Sunday, March 16, 2014

3/17 Readings


Pandit
Non-Western theories applicable to literatures in other traditions
Example: 
  • Zhang 
    • Wen: liberate “wen” from Western confinement 
Example:
  • Akhenaten’s Hymn to the Sun and Sabi
    • Basho: Sabi = principle of “loneliness” [of all things portrayed in a poem]
    • Akhenaten’s Hymn to the Sun and Dhvani 
    • The poem becomes about the reification of panoptic machinery of the state (aestheticization of the state)
  • What is dhvani? - artistic enjoyment from literature derived not from images but by associations and ideas evoked by these images 
  • Vachya- the started
  • Pratyamana- the implied 
  • Sanskrit drama & Xiang, Yi, and Yan 
  • Partibha: Institution, talent
  • Alfrabi: imagination as that which receives, projects, and recreates images, and motivates action 


Miner
  • Problem of “universality” of theory vs. problems of relativism
  • 2 kinds of general poetics: 
    • Implicit in practice, belongs to every culture
    • Originative, foundational, found in some cultures but not in others
  • “West vs. the rest” 
  • Lyric, drama, narrative
  • What are sufficient grounds for comparison? 
    • “We must establish a basis of comparison between things possessing elements in common to degrees of likeness higher than resemblance or analogy” (21). 
    • “The Practical principle holds that comparison is feasible when presumptively or formally identical topics, conditions, or elements are identified.” 

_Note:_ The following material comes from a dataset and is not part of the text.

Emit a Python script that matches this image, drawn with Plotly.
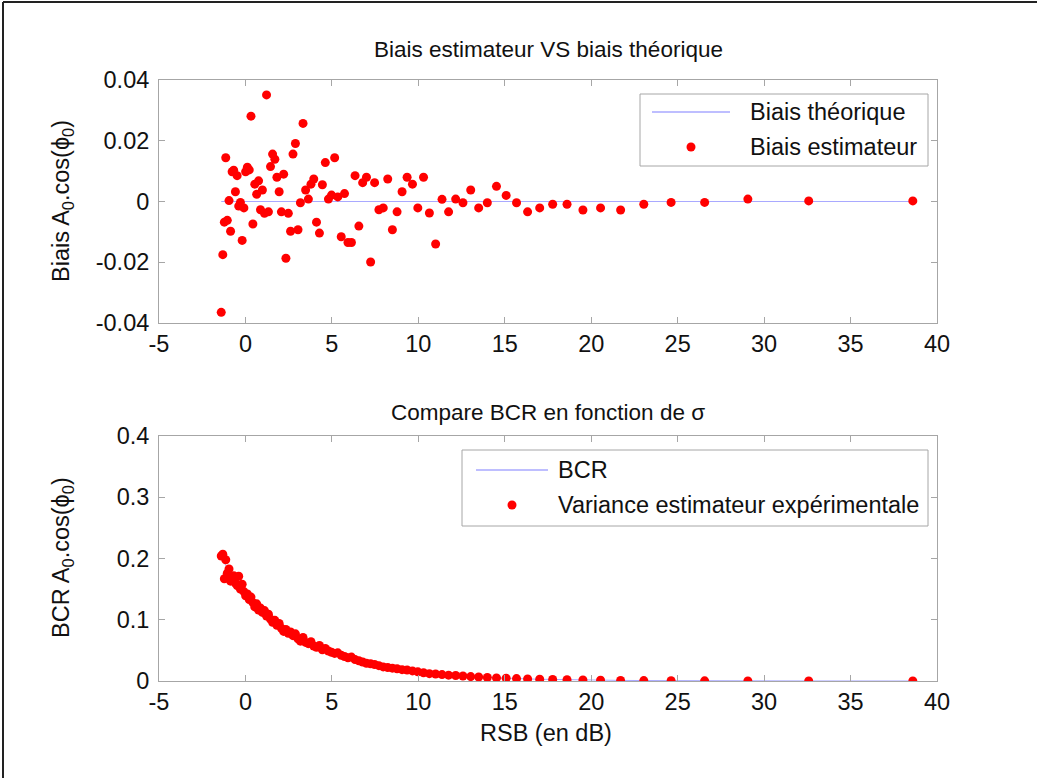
import plotly.graph_objects as go

# ---------------- data ----------------
rsb_db = [-1.40, -1.31, -1.22, -1.14, -1.05, -0.95, -0.86, -0.77, -0.68, -0.58,
          -0.48, -0.39, -0.29, -0.19, -0.09, 0.01, 0.11, 0.22, 0.32, 0.43,
          0.54, 0.65, 0.76, 0.87, 0.98, 1.10, 1.22, 1.33, 1.45, 1.57,
          1.70, 1.82, 1.95, 2.08, 2.21, 2.34, 2.48, 2.61, 2.75, 2.89,
          3.04, 3.18, 3.33, 3.48, 3.64, 3.79, 3.95, 4.11, 4.28, 4.45,
          4.62, 4.80, 4.98, 5.16, 5.34, 5.54, 5.73, 5.93, 6.13, 6.34,
          6.56, 6.78, 7.00, 7.24, 7.47, 7.72, 7.97, 8.23, 8.50, 8.77,
          9.06, 9.35, 9.66, 9.97, 10.30, 10.64, 11.00, 11.37, 11.75, 12.16,
          12.58, 13.03, 13.49, 13.99, 14.52, 15.08, 15.68, 16.32, 17.02, 17.77,
          18.60, 19.52, 20.54, 21.70, 23.04, 24.62, 26.56, 29.06, 32.58, 38.60]

bias_estimator = [-0.0365, -0.0175, -0.0068, 0.0144, -0.0062, 0.0003, -0.0098, 0.0098, 0.0103, 0.0032,
                  0.0085, -0.0015, -0.0003, -0.0128, -0.0021, 0.0098, 0.0113, 0.0104, 0.0281, -0.0074,
                  0.0057, 0.0024, 0.0068, -0.0027, 0.0038, -0.0039, 0.0351, -0.0034, 0.0115, 0.0156,
                  0.0139, 0.0080, 0.0032, -0.0034, 0.0090, -0.0187, -0.0039, -0.0098, 0.0156, 0.0191,
                  -0.0093, -0.0004, 0.0257, 0.0038, 0.0008, 0.0057, 0.0074, -0.0068, -0.0104, 0.0055,
                  0.0128, 0.0008, 0.0021, 0.0144, 0.0015, -0.0116, 0.0026, -0.0135, -0.0135, 0.0085,
                  -0.0081, 0.0062, 0.0080, -0.0199, 0.0062, -0.0027, -0.0021, 0.0074, -0.0093, -0.0034,
                  0.0032, 0.0080, 0.0057, -0.0021, 0.0080, -0.0038, -0.0140, 0.0007, -0.0034, 0.0008,
                  -0.0004, 0.0038, -0.0021, -0.0004, 0.0050, 0.0020, -0.0004, -0.0034, -0.0021, -0.0009,
                  -0.0009, -0.0028, -0.0021, -0.0028, -0.0009, -0.0003, -0.0003, 0.0008, 0.0002, 0.0002]

theoretical_bias = [0.0] * len(rsb_db)

variance_exp = [0.204, 0.207, 0.167, 0.198, 0.176, 0.183, 0.163, 0.168, 0.172, 0.160,
                0.156, 0.171, 0.150, 0.158, 0.146, 0.139, 0.142, 0.133, 0.137, 0.128,
                0.121, 0.126, 0.116, 0.119, 0.112, 0.115, 0.106, 0.109, 0.101, 0.096,
                0.099, 0.091, 0.094, 0.086, 0.081, 0.084, 0.078, 0.080, 0.074, 0.077,
                0.069, 0.065, 0.071, 0.063, 0.061, 0.064, 0.057, 0.055, 0.058, 0.051,
                0.053, 0.049, 0.047, 0.045, 0.046, 0.042, 0.040, 0.038, 0.039, 0.035,
                0.033, 0.031, 0.029, 0.028, 0.027, 0.025, 0.023, 0.022, 0.021, 0.020,
                0.0185, 0.018, 0.0165, 0.015, 0.0135, 0.012, 0.0115, 0.0105, 0.0095, 0.009,
                0.0082, 0.0072, 0.0066, 0.0058, 0.0051, 0.0046, 0.0039, 0.0034, 0.0029, 0.0024,
                0.0020, 0.0016, 0.0013, 0.0010, 0.0007, 0.0005, 0.0003, 0.0002, 0.0001, 0.00002]

bcr = [0.2, 0.19602, 0.19208, 0.18818, 0.18432, 0.1805, 0.17672, 0.17298, 0.16928, 0.16562,
       0.162, 0.15842, 0.15488, 0.15138, 0.14792, 0.1445, 0.14112, 0.13778, 0.13448, 0.13122,
       0.128, 0.12482, 0.12168, 0.11858, 0.11552, 0.1125, 0.10952, 0.10658, 0.10368, 0.10082,
       0.098, 0.09522, 0.09248, 0.08978, 0.08712, 0.0845, 0.08192, 0.07938, 0.07688, 0.07442,
       0.072, 0.06962, 0.06728, 0.06498, 0.06272, 0.0605, 0.05832, 0.05618, 0.05408, 0.05202,
       0.05, 0.04802, 0.04608, 0.04418, 0.04232, 0.0405, 0.03872, 0.03698, 0.03528, 0.03362,
       0.032, 0.03042, 0.02888, 0.02738, 0.02592, 0.0245, 0.02312, 0.02178, 0.02048, 0.01922,
       0.018, 0.01682, 0.01568, 0.01458, 0.01352, 0.0125, 0.01152, 0.01058, 0.00968, 0.00882,
       0.008, 0.00722, 0.00648, 0.00578, 0.00512, 0.0045, 0.00392, 0.00338, 0.00288, 0.00242,
       0.002, 0.00162, 0.00128, 0.00098, 0.00072, 0.0005, 0.00032, 0.00018, 0.00008, 0.00002]

x_tickvals = [-5, 0, 5, 10, 15, 20, 25, 30, 35, 40]
x_ticktext = ["-5", "0", "5", "10", "15", "20", "25", "30", "35", "40"]
y1_tickvals = [-0.04, -0.02, 0, 0.02, 0.04]
y1_ticktext = ["-0.04", "-0.02", "0", "0.02", "0.04"]
y2_tickvals = [0, 0.1, 0.2, 0.3, 0.4]
y2_ticktext = ["0", "0.1", "0.2", "0.3", "0.4"]

title_top = "Biais estimateur VS biais théorique"
title_bottom = "Compare BCR en fonction de σ"
ylabel_top = "Biais A<sub>0</sub>.cos(ϕ<sub>0</sub>)"
ylabel_bottom = "BCR A<sub>0</sub>.cos(ϕ<sub>0</sub>)"
xlabel = "RSB (en dB)"
legend_top = ["Biais théorique", "Biais estimateur"]
legend_bottom = ["BCR", "Variance estimateur expérimentale"]

# ---------------- styling ----------------
W, H = 1037, 778
FONT = "Liberation Sans, Arial, sans-serif"
FS = 23.5
FS_TITLE = 22.5
LINE_BLUE = "#a9a9ff"
DOT_RED = "#ff0000"
AX_GRAY = "#a6a6a6"
TXT = "#111111"


def px(x):
    return x / W


def py(y):
    return 1 - y / H


fig = go.Figure()

fig.add_trace(go.Scatter(x=rsb_db, y=theoretical_bias, mode="lines", name=legend_top[0],
                         line=dict(color=LINE_BLUE, width=1), xaxis="x", yaxis="y",
                         showlegend=False))
fig.add_trace(go.Scatter(x=rsb_db, y=bias_estimator, mode="markers", name=legend_top[1],
                         marker=dict(color=DOT_RED, size=9), xaxis="x", yaxis="y",
                         showlegend=False))
fig.add_trace(go.Scatter(x=rsb_db, y=bcr, mode="lines", name=legend_bottom[0],
                         line=dict(color=LINE_BLUE, width=1), xaxis="x2", yaxis="y2",
                         showlegend=False))
fig.add_trace(go.Scatter(x=rsb_db, y=variance_exp, mode="markers", name=legend_bottom[1],
                         marker=dict(color=DOT_RED, size=9), xaxis="x2", yaxis="y2",
                         showlegend=False))

xdom = [px(159), px(937)]
axis_common = dict(showgrid=False, zeroline=False, showline=True, linecolor=AX_GRAY,
                   linewidth=1, mirror="ticks", ticks="inside", ticklen=6,
                   tickcolor=AX_GRAY, tickwidth=1,
                   tickfont=dict(family=FONT, size=FS, color=TXT))

fig.update_layout(
    width=W, height=H,
    margin=dict(l=0, r=0, t=0, b=0, autoexpand=False),
    paper_bgcolor="white", plot_bgcolor="white",
    showlegend=False,
    xaxis=dict(domain=xdom, anchor="y", range=[-5, 40], tickvals=x_tickvals,
               ticktext=x_ticktext, ticklabelstandoff=0, **axis_common),
    yaxis=dict(domain=[py(323), py(80)], anchor="x", range=[-0.04, 0.04],
               tickvals=y1_tickvals, ticktext=y1_ticktext, ticklabelstandoff=4,
               **axis_common),
    xaxis2=dict(domain=xdom, anchor="y2", range=[-5, 40], tickvals=x_tickvals,
                ticktext=x_ticktext, ticklabelstandoff=0, **axis_common),
    yaxis2=dict(domain=[py(681), py(436)], anchor="x2", range=[0, 0.4],
                tickvals=y2_tickvals, ticktext=y2_ticktext, ticklabelstandoff=4,
                **axis_common),
)

shapes = []
annots = []


def text(x, y, s, xanchor="center", angle=0, size=FS):
    annots.append(dict(x=px(x), y=py(y), xref="paper", yref="paper", text=s,
                       showarrow=False, xanchor=xanchor, yanchor="middle",
                       textangle=angle, font=dict(family=FONT, size=size, color=TXT)))


# titles and axis labels
text(548, 50, title_top, size=FS_TITLE)
text(548, 412, title_bottom, size=FS_TITLE)
text(546, 733, xlabel)
text(62, 201, ylabel_top, angle=-90)
text(62, 558, ylabel_bottom, angle=-90)


# legends (drawn MATLAB-style)
def legend_box(x0, y0, x1, y1, entries):
    shapes.append(dict(type="rect", xref="paper", yref="paper", x0=px(x0), x1=px(x1),
                       y0=py(y1), y1=py(y0), line=dict(color=AX_GRAY, width=1),
                       fillcolor="white", layer="above"))
    for kind, lx0, lx1, ly, tx, label in entries:
        if kind == "line":
            shapes.append(dict(type="line", xref="paper", yref="paper", x0=px(lx0), x1=px(lx1),
                               y0=py(ly), y1=py(ly), line=dict(color=LINE_BLUE, width=1.5),
                               layer="above"))
        else:
            cx = (lx0 + lx1) / 2
            r = 4.5
            shapes.append(dict(type="circle", xref="paper", yref="paper",
                               x0=px(cx - r), x1=px(cx + r), y0=py(ly + r), y1=py(ly - r),
                               fillcolor=DOT_RED, line=dict(color=DOT_RED, width=0),
                               layer="above"))
        text(tx, ly, label, xanchor="left")


legend_box(640, 94, 928, 166, [("line", 652, 730, 112, 748, legend_top[0]),
                               ("dot", 652, 730, 147, 748, legend_top[1])])
legend_box(462, 450, 928, 526, [("line", 476, 548, 470, 556, legend_bottom[0]),
                                ("dot", 476, 548, 505, 556, legend_bottom[1])])

# figure frame (left and top edges)
shapes.append(dict(type="line", xref="paper", yref="paper", x0=px(3), x1=px(3), y0=0, y1=py(2),
                   line=dict(color="#222222", width=2)))
shapes.append(dict(type="line", xref="paper", yref="paper", x0=px(3), x1=1, y0=py(2), y1=py(2),
                   line=dict(color="#222222", width=2)))

fig.update_layout(shapes=shapes, annotations=annots)
fig.write_html(
    "out.html",
    config={"displayModeBar": False},
    post_script="document.body.style.margin='0px';"
                "document.documentElement.style.overflow='hidden';",
)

Going back to Miner’s question of the problems of both relativism and universalism, Pandit demonstrates how non-Western literary theory/aesthetic models may be applied to diverse traditions. Is she saying that each theory would be universally applicable? For example, in Pandit’s discussion of sabi and Akhenaten’s Hymn, is it enough to simply borrow the notion of “aloneness” without making more statements about the culture/time period/politics and etc. the theory or work came from? Can we isolate theory and literature like this? 

For comparison: Fokkema (cited in Miner): “In our text analysis we respect as far as possible the linguistic, stylistic or rhetorical distinctions offered by the text, instead of immediately imposing allegedly universal parameters on it” (231). Is Pandit imposing a sort of universal parameter (or at least a universalist assumption) by saying that theories can be applied to any literature or does she dodge it by simply showing that readings of literature can gain from using different approaches? 
Also, what about interdisciplinary approaches?